Elle s'oppose également à la révision de la loi civile du XIXe siècle qui permettrait aux couples mariés d'avoir des noms de famille différents, un changement qui éviterait aux femmes d'abandonner leur nom de jeune fille sous la pression sociale. Ses positions incluent :

  • Défense de la succession impériale exclusivement masculine
  • Opposition au mariage entre personnes de même sexe
  • Refus de permettre aux couples mariés d'avoir des noms de famille différents
  • Soutien à une vision traditionnelle de la famille japonaise

Les implications pour la politique étrangère japonaise

Révisionniste de l'histoire de guerre et faucon vis-à-vis de la Chine, Takaichi visite régulièrement le sanctuaire Yasukuni, considéré par les voisins du Japon comme un symbole du militarisme.
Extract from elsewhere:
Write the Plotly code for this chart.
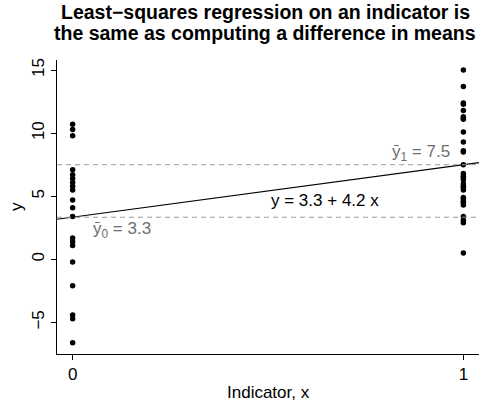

Bien qu'elle ait refusé de préciser ce qu'elle ferait en tant que Première ministre, les observateurs politiques estiment que ses positions révisionnistes pourraient compliquer les relations avec Pékin et Séoul.

Sa position ferme inquiète également le Komeito, parti modéré d'inspiration bouddhiste et partenaire de longue date du PLD. Si elle a affirmé que la coalition actuelle est cruciale pour son parti, elle se dit également ouverte à collaborer avec des groupes d'extrême droite.

La représentation féminine dans la politique japonaise

L'accession de Takaichi à ce poste survient dans un contexte où les femmes ne représentent qu'environ 15% des membres de la chambre basse du parlement japonais, la plus puissante des deux chambres. Sur les 47 gouverneurs de préfectures que compte le Japon, seuls deux sont des femmes.

Cette sous-représentation chronique des femmes dans la politique japonaise contraste avec l'arrivée historique de Takaichi à la tête du PLD. Le Japon se classe traditionnellement parmi les derniers pays développés en matière d'égalité des sexes, notamment dans les sphères politiques et économiques.